_Exercise requirements_
Tally the lines containing the word "that", and report the tally alone.

_Plotting code records_
--*--
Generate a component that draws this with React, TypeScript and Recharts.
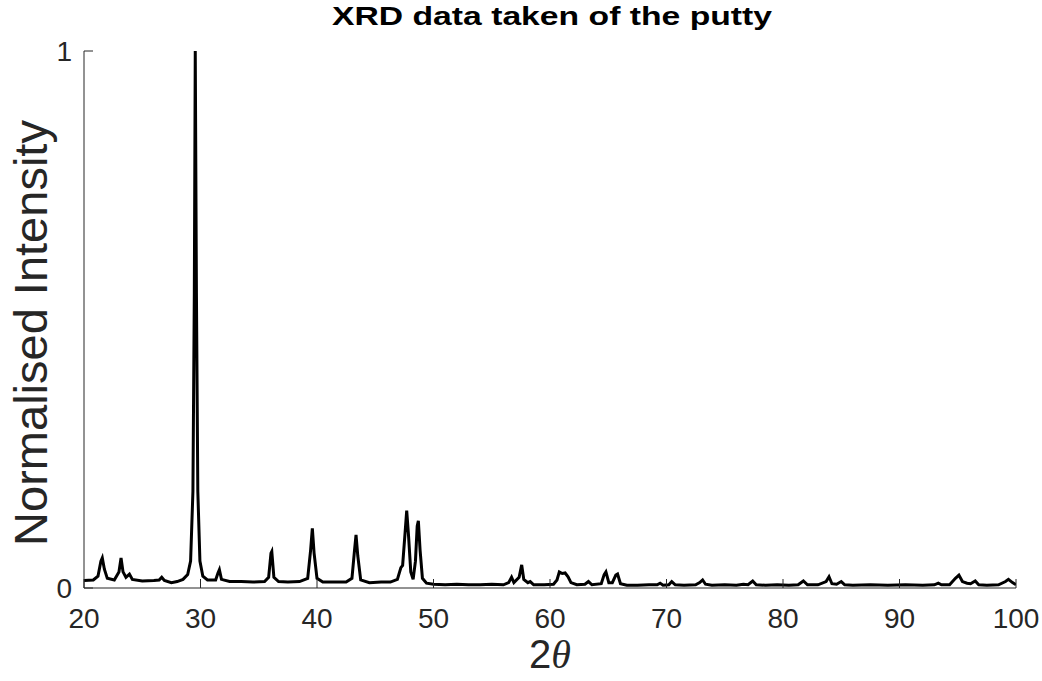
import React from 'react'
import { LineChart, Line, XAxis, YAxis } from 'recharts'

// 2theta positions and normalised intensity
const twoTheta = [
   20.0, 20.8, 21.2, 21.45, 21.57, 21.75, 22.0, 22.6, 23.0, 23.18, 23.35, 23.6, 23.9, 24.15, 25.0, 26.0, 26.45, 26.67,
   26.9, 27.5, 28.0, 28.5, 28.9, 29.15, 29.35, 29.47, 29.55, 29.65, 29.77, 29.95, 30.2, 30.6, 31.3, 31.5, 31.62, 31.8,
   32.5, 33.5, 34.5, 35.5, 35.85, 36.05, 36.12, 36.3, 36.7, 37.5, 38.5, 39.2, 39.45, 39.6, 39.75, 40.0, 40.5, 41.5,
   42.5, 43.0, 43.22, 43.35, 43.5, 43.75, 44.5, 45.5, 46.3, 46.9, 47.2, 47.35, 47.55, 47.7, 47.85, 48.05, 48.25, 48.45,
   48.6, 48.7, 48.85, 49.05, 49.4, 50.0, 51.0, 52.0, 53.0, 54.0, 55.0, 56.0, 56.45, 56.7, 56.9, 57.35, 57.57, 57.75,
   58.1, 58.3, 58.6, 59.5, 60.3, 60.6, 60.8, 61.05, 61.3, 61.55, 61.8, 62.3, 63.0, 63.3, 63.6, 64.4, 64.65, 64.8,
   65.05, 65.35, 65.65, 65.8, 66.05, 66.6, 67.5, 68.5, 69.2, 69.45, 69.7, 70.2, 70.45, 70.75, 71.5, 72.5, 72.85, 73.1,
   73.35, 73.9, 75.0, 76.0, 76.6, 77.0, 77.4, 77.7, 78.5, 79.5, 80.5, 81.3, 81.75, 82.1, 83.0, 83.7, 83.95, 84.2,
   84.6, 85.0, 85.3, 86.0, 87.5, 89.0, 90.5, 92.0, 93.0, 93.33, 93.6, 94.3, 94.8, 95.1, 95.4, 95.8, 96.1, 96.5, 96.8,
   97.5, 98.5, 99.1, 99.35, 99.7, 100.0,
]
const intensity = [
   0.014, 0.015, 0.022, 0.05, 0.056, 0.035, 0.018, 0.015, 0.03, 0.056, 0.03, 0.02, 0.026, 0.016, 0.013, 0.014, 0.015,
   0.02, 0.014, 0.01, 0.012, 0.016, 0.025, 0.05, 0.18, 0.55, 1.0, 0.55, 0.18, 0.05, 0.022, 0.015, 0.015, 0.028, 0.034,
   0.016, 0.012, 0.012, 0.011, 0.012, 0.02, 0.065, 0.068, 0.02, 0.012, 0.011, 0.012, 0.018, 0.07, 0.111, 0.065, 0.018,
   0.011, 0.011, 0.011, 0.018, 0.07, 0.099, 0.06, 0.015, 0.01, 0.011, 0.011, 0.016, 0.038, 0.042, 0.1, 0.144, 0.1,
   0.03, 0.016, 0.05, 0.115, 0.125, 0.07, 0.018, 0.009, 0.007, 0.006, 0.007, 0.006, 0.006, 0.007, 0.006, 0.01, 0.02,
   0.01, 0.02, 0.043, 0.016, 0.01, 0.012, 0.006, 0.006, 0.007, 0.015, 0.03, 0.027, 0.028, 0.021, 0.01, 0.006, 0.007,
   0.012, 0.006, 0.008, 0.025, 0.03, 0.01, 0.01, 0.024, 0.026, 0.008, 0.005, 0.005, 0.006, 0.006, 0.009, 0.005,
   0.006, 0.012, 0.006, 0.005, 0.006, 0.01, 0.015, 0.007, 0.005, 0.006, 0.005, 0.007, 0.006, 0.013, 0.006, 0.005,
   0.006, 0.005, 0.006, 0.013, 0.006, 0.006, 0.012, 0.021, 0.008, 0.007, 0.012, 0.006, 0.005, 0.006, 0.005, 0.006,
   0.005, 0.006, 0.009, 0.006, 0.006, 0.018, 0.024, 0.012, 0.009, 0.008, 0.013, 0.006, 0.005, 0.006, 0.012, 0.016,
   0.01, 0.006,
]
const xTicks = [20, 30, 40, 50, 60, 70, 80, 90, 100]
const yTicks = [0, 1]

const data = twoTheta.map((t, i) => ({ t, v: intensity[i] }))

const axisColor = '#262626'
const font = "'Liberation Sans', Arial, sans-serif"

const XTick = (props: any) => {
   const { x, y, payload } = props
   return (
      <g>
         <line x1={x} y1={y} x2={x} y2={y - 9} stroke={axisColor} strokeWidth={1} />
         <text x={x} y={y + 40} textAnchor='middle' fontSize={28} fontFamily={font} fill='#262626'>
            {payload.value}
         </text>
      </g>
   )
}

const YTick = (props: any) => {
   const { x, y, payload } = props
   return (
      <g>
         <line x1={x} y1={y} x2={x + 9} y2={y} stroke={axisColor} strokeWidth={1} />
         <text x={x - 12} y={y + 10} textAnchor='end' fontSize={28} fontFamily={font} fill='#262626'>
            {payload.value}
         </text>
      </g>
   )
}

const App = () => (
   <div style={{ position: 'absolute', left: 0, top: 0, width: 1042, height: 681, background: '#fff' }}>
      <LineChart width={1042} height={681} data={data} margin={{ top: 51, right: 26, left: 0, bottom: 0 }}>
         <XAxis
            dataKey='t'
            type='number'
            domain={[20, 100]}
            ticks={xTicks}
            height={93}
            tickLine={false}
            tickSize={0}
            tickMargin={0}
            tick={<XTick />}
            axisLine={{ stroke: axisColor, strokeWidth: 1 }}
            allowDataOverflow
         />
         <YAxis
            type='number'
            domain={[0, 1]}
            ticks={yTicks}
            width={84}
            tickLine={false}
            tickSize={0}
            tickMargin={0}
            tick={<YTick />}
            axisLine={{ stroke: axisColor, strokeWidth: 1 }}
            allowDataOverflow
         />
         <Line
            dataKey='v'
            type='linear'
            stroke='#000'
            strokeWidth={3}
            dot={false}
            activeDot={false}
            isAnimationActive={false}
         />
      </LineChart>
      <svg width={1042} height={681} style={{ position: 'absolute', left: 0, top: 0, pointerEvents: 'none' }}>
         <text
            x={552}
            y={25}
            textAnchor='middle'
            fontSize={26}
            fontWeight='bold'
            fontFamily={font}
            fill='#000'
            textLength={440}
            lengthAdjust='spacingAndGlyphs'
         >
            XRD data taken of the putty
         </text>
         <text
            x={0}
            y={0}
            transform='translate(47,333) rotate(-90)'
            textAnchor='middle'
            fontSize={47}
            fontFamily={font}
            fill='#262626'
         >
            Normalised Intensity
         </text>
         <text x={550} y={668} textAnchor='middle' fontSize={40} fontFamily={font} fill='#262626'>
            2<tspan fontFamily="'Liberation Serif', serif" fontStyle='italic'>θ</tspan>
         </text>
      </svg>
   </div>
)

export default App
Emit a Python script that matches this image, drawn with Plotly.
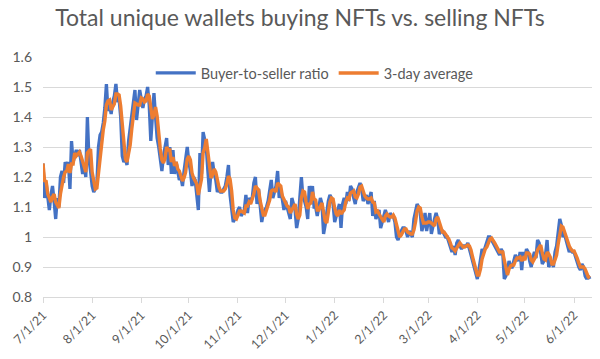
--*--
_Solved exercise_
2